|(Photo by Majdi Fathi/NurPhoto) --- |
Image by © Majdi Fathi/NurPhoto/Corbis
18 November '15..
In recent weeks, the publication of Daniel Polisar's study of Palestinian public opinion published by Mosaic magazine has been a subject of intense debate. His thesis demonstrating the overwhelming support among Palestinians for violence against Jews and the belief that Israel should be destroyed ought to be a game changer in discussions about peace in the Middle East. Yet predictably left-wingers who prefer fantasy to reality have sought to discredit his work by claiming he was wrongly painting Palestinians as “irrational animals.” Polisar eviscerated that specious and utterly false argument published in the Forward, so there’s no need for further comment about his critics here. But those with lingering doubts about the subject would do well to read the feature published in the Sunday New York Times that provides a useful addendum to the discussion. In it, the Times paints a not entirely unsympathetic portrait of Al Aqsa TV, the broadcast outlet of the Hamas terrorist group in Gaza. While the article has a bizarre, upbeat tone, it also makes it clear that one of the leading outlets of Palestinian popular culture reflects exactly the same spirit of support for violence and delegitimization of Israel that Polisar’s study revealed.

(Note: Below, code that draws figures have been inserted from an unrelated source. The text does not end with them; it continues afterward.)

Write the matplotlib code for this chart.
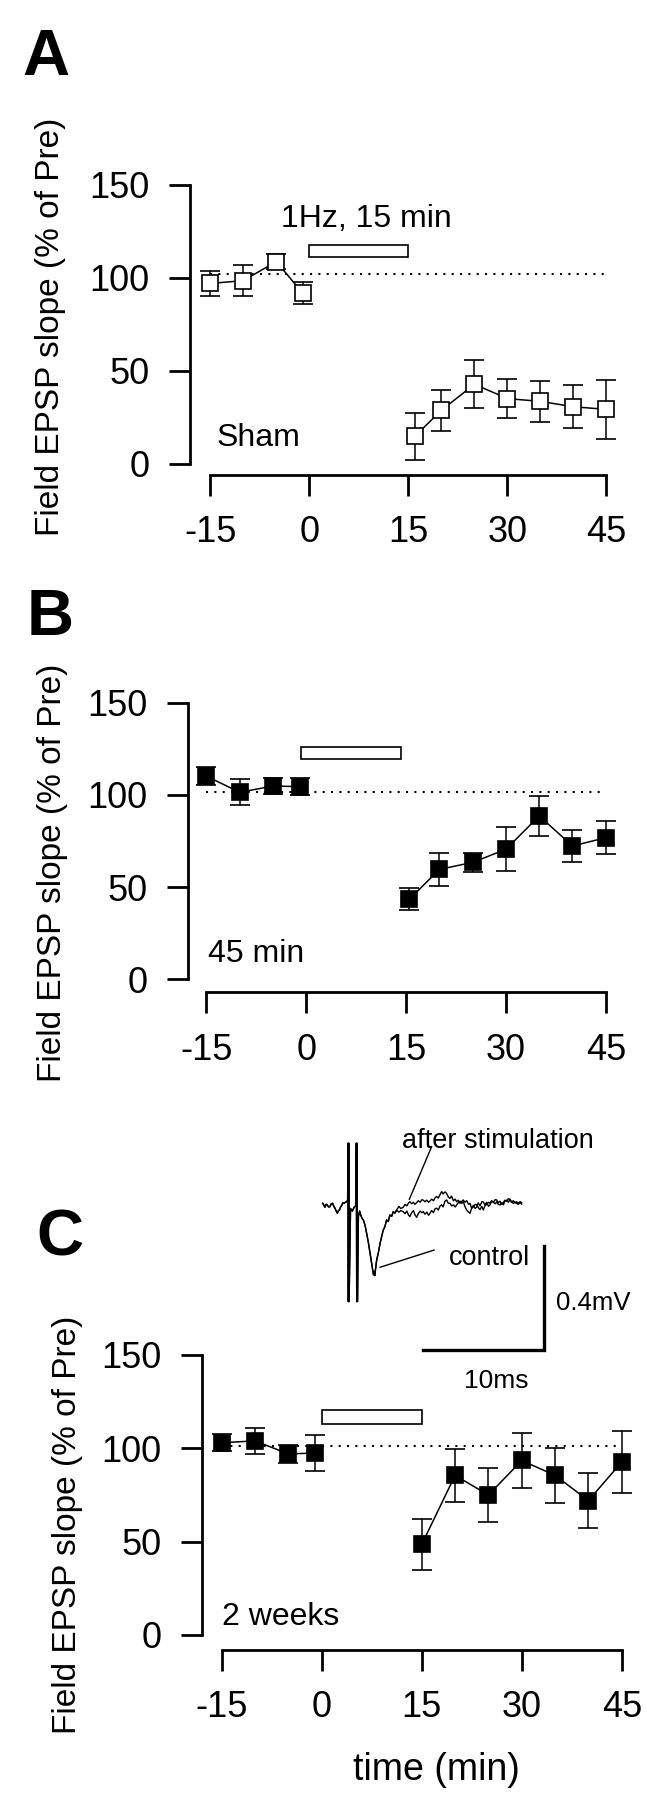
import numpy as np
import matplotlib
matplotlib.use("Agg")
import matplotlib.pyplot as plt
from matplotlib.patches import Rectangle

plt.rcParams['font.family'] = ['Liberation Sans', 'DejaVu Sans']
plt.rcParams['axes.unicode_minus'] = False

# ---------------- data ----------------
xticks = [-15, 0, 15, 30, 45]
yticks = [0, 50, 100, 150]

# Panel A (Sham) - open squares
A_t_pre = [-15, -10, -5, -1]
A_v_pre = [97.0, 98.5, 108.8, 91.7]
A_e_pre = [6.5, 8.5, 4.0, 6.0]
A_t_post = [16, 20, 25, 30, 35, 40, 45]
A_v_post = [14.8, 28.7, 42.7, 35.0, 33.5, 30.6, 29.2]
A_e_post = [12.7, 11.0, 13.0, 10.6, 11.0, 11.5, 16.0]

# Panel B (45 min)
B_t_pre = [-15, -10, -5, -1]
B_v_pre = [110.2, 101.4, 104.8, 104.5]
B_e_pre = [5.0, 7.0, 4.5, 4.5]
B_t_post = [15.5, 20, 25, 30, 35, 40, 45]
B_v_post = [43.4, 59.6, 63.4, 70.5, 88.6, 72.3, 76.8]
B_e_post = [6.0, 9.0, 5.0, 12.0, 11.0, 8.7, 9.0]

# Panel C (2 weeks)
C_t_pre = [-15, -10, -5, -1]
C_v_pre = [103.0, 104.0, 97.0, 97.5]
C_e_pre = [4.5, 7.0, 4.7, 9.8]
C_t_post = [15, 20, 25, 30, 35, 40, 45]
C_v_post = [48.5, 85.5, 75.0, 93.5, 85.5, 72.0, 92.7]
C_e_post = [13.8, 14.0, 14.5, 14.5, 14.7, 14.8, 16.7]

baseline_levels = [102.0, 101.5, 101.0]
stim_boxes = [(0, 111.2, 15, 6.5), (-0.75, 119.3, 15, 6.8), (0, 113.0, 15, 7.5)]
panel_notes = ["Sham", "45 min", "2 weeks"]
stim_label = "1Hz, 15 min"
ylabel = "Field EPSP slope (% of Pre)"
xlabel = "time (min)"

# Inset field potential traces (ms, mV)
tr_t_pre = [0.00, 0.10, 0.19, 0.28, 0.38, 0.48, 0.60, 0.70, 0.82, 0.92, 1.02, 1.12,
            1.21, 1.30, 1.38, 1.48, 1.57, 1.66, 1.76, 1.87, 1.98, 2.06, 2.09, 2.12,
            2.15, 2.18, 2.30, 2.45, 2.60, 2.72, 2.78, 2.81, 2.84, 2.87, 2.95, 3.05,
            3.14, 3.25, 3.36, 3.50, 3.63, 3.77, 3.91, 4.02, 4.13, 4.20, 4.24, 4.30,
            4.35, 4.46, 4.60, 4.74, 4.87, 5.00, 5.14, 5.28, 5.42, 5.55, 5.70, 5.83, 5.97]
tr_v_pre = [0.000, -0.008, -0.015, -0.004, -0.006, -0.014, -0.013, -0.002, 0.000, -0.012,
            -0.019, -0.030, -0.038, -0.028, -0.026, -0.014, -0.008, 0.002, 0.000, 0.004,
            0.006, 0.012, 0.231, -0.378, 0.231, -0.378, -0.020, -0.030, -0.015, -0.010,
            0.231, -0.378, 0.231, -0.378, -0.051, -0.030, -0.045, -0.058, -0.064, -0.085,
            -0.115, -0.150, -0.192, -0.226, -0.256, -0.275, -0.262, -0.278, -0.260, -0.218,
            -0.190, -0.154, -0.128, -0.103, -0.090, -0.064, -0.070, -0.045, -0.050, -0.032, -0.038]
tr_t_post = [6.10, 6.30, 6.45, 6.66, 6.80, 6.95, 7.10, 7.21, 7.35, 7.50, 7.62, 7.76, 7.90,
             8.05, 8.20, 8.31, 8.45, 8.60, 8.75, 8.87, 9.00, 9.15, 9.30, 9.42, 9.55, 9.70,
             9.83, 9.95, 10.10, 10.24, 10.38, 10.52, 10.65, 10.80, 10.95, 11.07, 11.20, 11.35,
             11.50, 11.62, 11.75, 11.90, 12.05, 12.17, 12.30, 12.45, 12.60, 12.72, 12.85, 13.00,
             13.15, 13.27, 13.40, 13.55, 13.70, 13.83, 13.95, 14.10, 14.25, 14.38, 14.50, 14.65,
             14.80, 14.93, 15.05, 15.20, 15.35, 15.48, 15.60, 15.75, 15.90, 16.03, 16.15, 16.30, 16.44]
tr_after = [-0.026, -0.012, -0.020, -0.015, -0.004, -0.010, 0.002, 0.006, -0.002, 0.004,
            -0.004, 0.002, 0.010, 0.004, 0.014, 0.012, 0.006, 0.012, 0.004, 0.009,
            0.016, 0.010, 0.022, 0.026, 0.020, 0.034, 0.045, 0.036, 0.044, 0.038,
            0.024, 0.019, 0.028, 0.010, 0.016, 0.006, 0.012, 0.000, 0.008, 0.013,
            0.004, 0.010, -0.004, 0.000, -0.018, -0.008, -0.020, -0.015, 0.002, -0.010,
            0.006, 0.006, -0.006, 0.004, -0.012, -0.006, 0.010, 0.004, 0.014, 0.013,
            0.002, 0.008, -0.004, 0.003, 0.012, 0.008, 0.018, 0.015, 0.004, 0.010,
            0.002, 0.006, 0.000, 0.006, 0.003]
tr_control = [-0.026, -0.034, -0.028, -0.032, -0.040, -0.030, -0.046, -0.051, -0.036, -0.028,
              -0.044, -0.054, -0.040, -0.030, -0.036, -0.032, -0.042, -0.034, -0.046, -0.038,
              -0.028, -0.036, -0.020, -0.019, -0.026, -0.010, -0.006, -0.014, 0.008, 0.013,
              0.000, 0.000, -0.010, -0.006, -0.014, -0.006, 0.002, 0.008, 0.000, 0.006,
              -0.012, -0.026, -0.034, -0.038, -0.020, -0.014, -0.004, -0.006, -0.016, -0.024,
              -0.012, -0.026, -0.010, -0.004, 0.004, 0.000, 0.008, 0.004, -0.002, 0.006,
              -0.004, -0.006, 0.002, -0.006, 0.008, 0.012, 0.004, 0.015, 0.006, 0.000,
              0.004, 0.000, -0.004, 0.002, -0.003]

# ---------------- figure ----------------
W, H = 647, 1800
fig = plt.figure(figsize=(W / 100, H / 100), dpi=100)


def rect(x0, x1, ytop, ybot):
    return [x0 / W, 1 - ybot / H, (x1 - x0) / W, (ybot - ytop) / H]


def ftext(x, y, s, **kw):
    return fig.text(x / W, 1 - y / H, s, **kw)


# (spine x, right x, top y, bottom y, xlim left, bottom spine offset px)
layouts = [
    (189.8, 619.7, 185.0, 463.6, -18.1, 11.4),
    (187.7, 619.1, 702.7, 979.3, -17.8, 13.0),
    (201.7, 635.1, 1355.0, 1635.0, -18.0, 15.0),
]

datasets = [
    (A_t_pre, A_v_pre, A_e_pre, A_t_post, A_v_post, A_e_post, False, 11),
    (B_t_pre, B_v_pre, B_e_pre, B_t_post, B_v_post, B_e_post, True, 12),
    (C_t_pre, C_v_pre, C_e_pre, C_t_post, C_v_post, C_e_post, True, 12),
]

note_pos = [(-14.1, 9.3), (-14.8, 9.5), (-14.9, 5.4)]
axes = []
for i, ((sx, rx, ty, by, xl, off), ds) in enumerate(zip(layouts, datasets)):
    ax = fig.add_axes(rect(sx, rx, ty, by))
    axes.append(ax)
    tp, vp, ep, tq, vq, eq, filled, ms = ds
    ax.set_xlim(xl, 47)
    ax.set_ylim(0, 150)
    ax.plot([-15, 45], [baseline_levels[i]] * 2, color='k', lw=1.5,
            ls=(0, (1, 3)), zorder=1)
    for t, v, e in ((tp, vp, ep), (tq, vq, eq)):
        ax.errorbar(t, v, yerr=e, fmt='-s', color='k', ms=ms,
                    mfc='k' if filled else 'white', mec='k', mew=1.2,
                    lw=1.1, elinewidth=1.1, capsize=7.5, capthick=1.1, zorder=3)
    bx, by0, bw, bh = stim_boxes[i]
    ax.add_patch(Rectangle((bx, by0), bw, bh, facecolor='white', edgecolor='k',
                           lw=1.2, zorder=2))
    ax.text(note_pos[i][0], note_pos[i][1], panel_notes[i], fontsize=23,
            ha='left', va='baseline')
    for s in ('top', 'right'):
        ax.spines[s].set_visible(False)
    ax.spines['left'].set_bounds(0, 150)
    ax.spines['bottom'].set_bounds(-15, 45)
    ax.spines['bottom'].set_position(('outward', off * 0.72))
    for s in ('left', 'bottom'):
        ax.spines[s].set_linewidth(2.0)
    ax.set_xticks(xticks)
    ax.set_yticks(yticks)
    ax.tick_params(direction='out', length=15, width=2.0, labelsize=26, pad=14)
    ax.patch.set_visible(False)

axes[0].text(-4.3, 127.4, stim_label, fontsize=23, ha='left', va='baseline')

# y labels
for (x, y) in [(50.6, 327), (52.5, 873), (67.5, 1525)]:
    ftext(x, y, ylabel, rotation=90, ha='center', va='center', fontsize=24)

ftext(436, 1770, xlabel, ha='center', va='center', fontsize=27)

# panel letters
for (x, y, s) in [(22.5, 75, 'A'), (26.5, 635, 'B'), (36, 1255, 'C')]:
    ftext(x, y, s, fontsize=47, fontweight='bold', ha='left', va='baseline')

# ---------------- inset ----------------
ai = fig.add_axes(rect(300, 640, 1120, 1400))
ai.set_xlim(-1.876, 26.22)
ai.set_ylim(-0.7565, 0.3204)
ai.axis('off')
ai.patch.set_visible(False)
ai.plot(tr_t_pre + tr_t_post, tr_v_pre + tr_control, color='k', lw=1.0)
ai.plot(tr_t_pre + tr_t_post, tr_v_pre + tr_after, color='k', lw=1.0)
# scale bars: 10 ms, 0.4 mV
ai.plot([8.29, 18.29, 18.29], [-0.5642, -0.5642, -0.1642], color='k', lw=2.4,
        solid_joinstyle='miter')
ai.text(19.28, -0.410, "0.4mV", fontsize=18.5, ha='left', va='baseline')
ai.text(11.68, -0.7115, "10ms", fontsize=19, ha='left', va='baseline')
ai.text(6.53, 0.213, "after stimulation", fontsize=19.5, ha='left', va='baseline')
ai.text(10.44, -0.237, "control", fontsize=19.5, ha='left', va='baseline')
ai.plot([9.0, 7.16], [0.2177, 0.0154], color='k', lw=1.0)
ai.plot([9.2, 4.74], [-0.18, -0.246], color='k', lw=1.0)

fig.savefig("out.png", dpi=100)
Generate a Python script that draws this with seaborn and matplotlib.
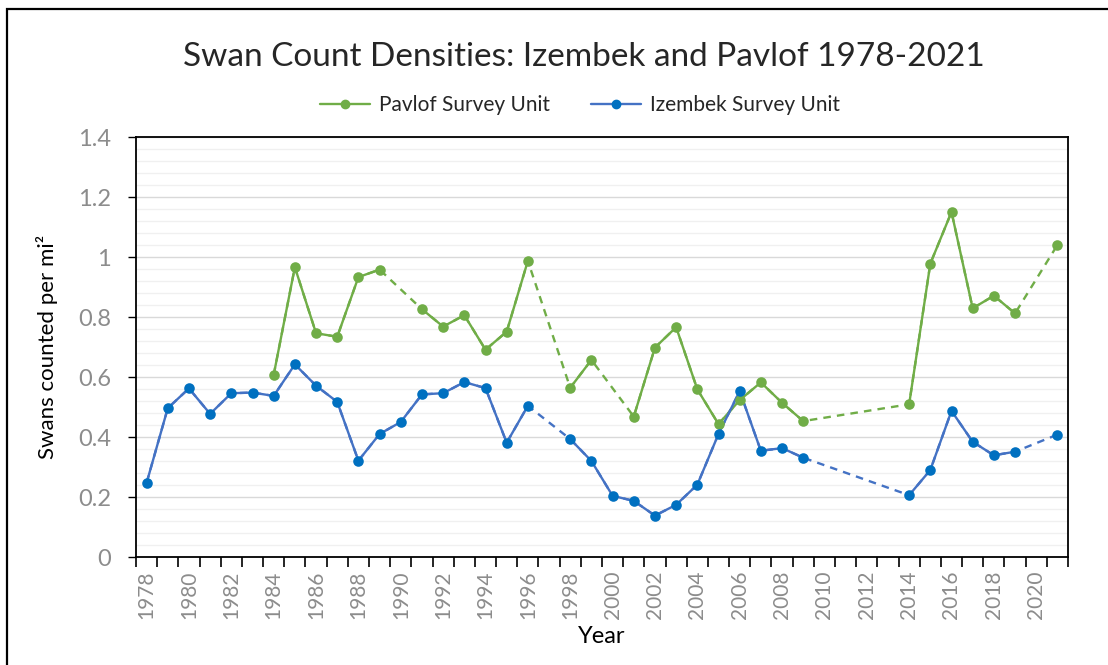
import numpy as np
import pandas as pd
import seaborn as sns
import matplotlib.pyplot as plt
from matplotlib.lines import Line2D
from matplotlib.patches import Rectangle
from matplotlib.ticker import FixedLocator

years = list(range(1978, 2022))
# swans counted per square mile, None = no survey that year
izembek = [0.247, 0.496, 0.562, 0.477, 0.546, 0.548, 0.537, 0.642, 0.571, 0.517,
           0.321, 0.410, 0.450, 0.542, 0.546, 0.583, 0.563, 0.381, 0.504, None,
           0.393, 0.320, 0.204, 0.187, 0.138, 0.174, 0.241, 0.410, 0.553, 0.354,
           0.363, 0.331, None, None, None, None, 0.206, 0.290, 0.487, 0.384,
           0.339, 0.351, None, 0.408]
pavlof = [None, None, None, None, None, None, 0.607, 0.966, 0.746, 0.734,
          0.933, 0.958, None, 0.826, 0.768, 0.806, 0.691, 0.751, 0.987, None,
          0.564, 0.657, None, 0.468, 0.698, 0.766, 0.559, 0.443, 0.523, 0.582,
          0.514, 0.453, None, None, None, None, 0.509, 0.978, 1.150, 0.829,
          0.871, 0.812, None, 1.040]
series_names = ["Pavlof Survey Unit", "Izembek Survey Unit"]
title = "Swan Count Densities: Izembek and Pavlof 1978-2021"
y_ticks = [0, 0.2, 0.4, 0.6, 0.8, 1.0, 1.2, 1.4]
y_tick_labels = ["0", "0.2", "0.4", "0.6", "0.8", "1", "1.2", "1.4"]

line_colors = {"Pavlof Survey Unit": "#70AD47", "Izembek Survey Unit": "#4472C4"}
marker_colors = {"Pavlof Survey Unit": "#70AD47", "Izembek Survey Unit": "#0070C0"}

sns.set_style("white")
plt.rcParams["font.family"] = ["Lato", "DejaVu Sans"]

fig = plt.figure(figsize=(11.08, 6.65), dpi=100)
ax = fig.add_axes([136 / 1108, 1 - 557 / 665, 932 / 1108, 420 / 665])

lw = 1.7
for name, vals in zip(series_names, [pavlof, izembek]):
    df = pd.DataFrame({"year": years, "val": pd.Series(vals, dtype=float)})
    # consecutive survey years form one solid run, gaps get a dashed bridge
    df["run"] = df["val"].isna().cumsum()
    obs = df.dropna()
    sns.lineplot(data=obs, x="year", y="val", color=line_colors[name], lw=lw,
                 linestyle=(0, (3.2, 2.6)), estimator=None, ax=ax, zorder=3)
    sns.lineplot(data=obs, x="year", y="val", units="run", estimator=None,
                 color=line_colors[name], lw=lw, ax=ax, zorder=4)
    sns.scatterplot(data=obs, x="year", y="val", color=marker_colors[name],
                    s=58, edgecolor=marker_colors[name], linewidth=0, ax=ax, zorder=5)

ax.set_xlim(1977.5, 2021.5)
ax.set_ylim(0, 1.4)
ax.yaxis.set_major_locator(FixedLocator(y_ticks))
ax.yaxis.set_minor_locator(FixedLocator(np.arange(0.04, 1.4, 0.04)))
ax.set_yticklabels(y_tick_labels)
ax.grid(which="minor", axis="y", color="#F0F0F0", lw=1.0, zorder=0)
ax.grid(which="major", axis="y", color="#D9D9D9", lw=1.0, zorder=1)
ax.set_axisbelow(True)

ax.xaxis.set_major_locator(FixedLocator(years[::2]))
ax.xaxis.set_minor_locator(FixedLocator(np.arange(1977.5, 2022, 1.0)))
ax.set_xticklabels([str(y) for y in years[::2]], rotation=90)
ax.tick_params(axis="x", which="major", length=0, pad=10, labelsize=15, labelcolor="#8C8C8C")
ax.tick_params(axis="x", which="minor", length=7, width=1.2, direction="out", color="black", bottom=True)
ax.tick_params(axis="y", which="major", length=6, width=1.0, direction="out", color="black",
               left=True, labelsize=17, labelcolor="#8C8C8C", pad=12)
ax.tick_params(axis="y", which="minor", length=0)
for s in ax.spines.values():
    s.set_color("black")
    s.set_linewidth(1.3)
    s.set_visible(True)

ax.set_xlabel("Year", fontsize=17, color="black", labelpad=5)
ax.set_ylabel("Swans counted per mi²", fontsize=16, color="black", labelpad=14)

fig.text(584 / 1108, 1 - 57 / 665, title, ha="center", va="center", fontsize=24)
handles = [Line2D([], [], color=line_colors[n], lw=lw, marker="o", markersize=6,
                  markerfacecolor=marker_colors[n], markeredgecolor=marker_colors[n])
           for n in series_names]
fig.legend(handles, series_names, loc="center", bbox_to_anchor=(580 / 1108, 1 - 105 / 665),
           ncol=2, frameon=False, fontsize=15, handlelength=2.4, columnspacing=2.0,
           handletextpad=0.4)

fig.patches.append(Rectangle((7 / 1108, -0.1), 1.2, 1.1 - 9 / 665, transform=fig.transFigure,
                             fill=False, edgecolor="black", lw=1.6, clip_on=False))

fig.savefig("out.png", dpi=100)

The article, written by the paper’s stringers in Gaza rather than anyone associated with its Jerusalem bureau, portrays life at the station where on-air personalities encourage Palestinians to go out stab, shoot, or blow up as many Jews as they can find. Of course, this advice is couched in the language of “resistance” in which such activities are depicted as “fighting the ‘occupation’” rather than bloodthirsty murder of random Jews. Indeed, the article never actually comes clean about Hamas ideology which views all of Israel — the parts inside the 1967 lines as well as Jerusalem and the West Bank — as occupied territory and that any Jews, man, women or child, soldier or civilian, is a fair game for murder. But it does give a sense of the purpose of the station’s programming, albeit from an insider’s view.
In perhaps the most telling line, it says that one of the station’s presenters was so moved by a “foot-stomping” song encouraging mayhem against Jews that he joked about being “worried about stabbings in the studios.” The humor of the situation in which station personnel say their content is so inflammatory that Palestinians present might not wait to see a Jew to start the violence may be lost on some but we get the point.
While, as the article notes, Aqsa TV is not as popular as the official Palestinian Authority station operating in the West Bank, like its Hamas sponsors, its influence is growing. Moreover, as much as the Times discusses the station’s content it does pull its punches a bit by claiming that Aqsa TV has toned down some of its content through its social media and the weekly Friday sermons it broadcasts were actually far more hateful than the regular shows.
But you don’t have to take the Times’s word for it. If you go to the Memri.org media monitoring website, you can watch a selection of the station’s greatest hits in which viewers are told that the Jews are Nazis, that they should plunge their knives into the Jews and even get a lecture from an expert on the Quran who insists that the Muslim holy text approves of the murder of Jewish women and children while another cleric says not a single Jew will eventually be left alive in the land.
Though Hamas may be more radical than the Fatah Party that runs the West Bank, a look at the Palestine Media Watch site shows that it runs a fair share of incitement to terrorism as well.
True to form, the Times does attempt to draw some moral equivalence in which it says there is incitement on both sides. But the best it can do there is to claim there was a game for children in which players were asked to defend themselves against terrorists and to kill attackers with knives and guns that ran on the website of a right-wing radio station before being pulled. But the attempt to claim both sides are doing it falls flat when you realize that the equivalents of PA TV and Aqsa TV for Israelis never run incitement and, in fact, places where advocates of peace and concessions are more easily found than supporters of Prime Minister Netanyahu.
But that brings us back to Polisar’s thesis. The real obstacle to peace remains a Palestinian political and popular culture that glorifies violence against Jews and views Israel as a temporary indignity Palestinians must suffer that will eventually disappear. Palestinians think this way not just because they have those messages drummed into them by their media but also because the struggle against a Jewish state within any boundaries is inextricably tied to their sense of national identity. As one female viewer quoted in the Times said of Aqsa TV, its talk and music extolling terror make her feel “very nationalistic.” A nation that conceives of itself in such terms is not only unready for peace but is incapable of even considering it.
Most Israelis understand that the truth about the Palestinian neighbors requires them to give up hopes for an end to the conflict any time soon. But telling the truth about the Palestinians is widely resented by those that want desperately to believe that Israel can magically create peace on its own. But so long as the Palestinians are tapping their feet to songs about slaughter and cheering terror TV, peace is nowhere in sight.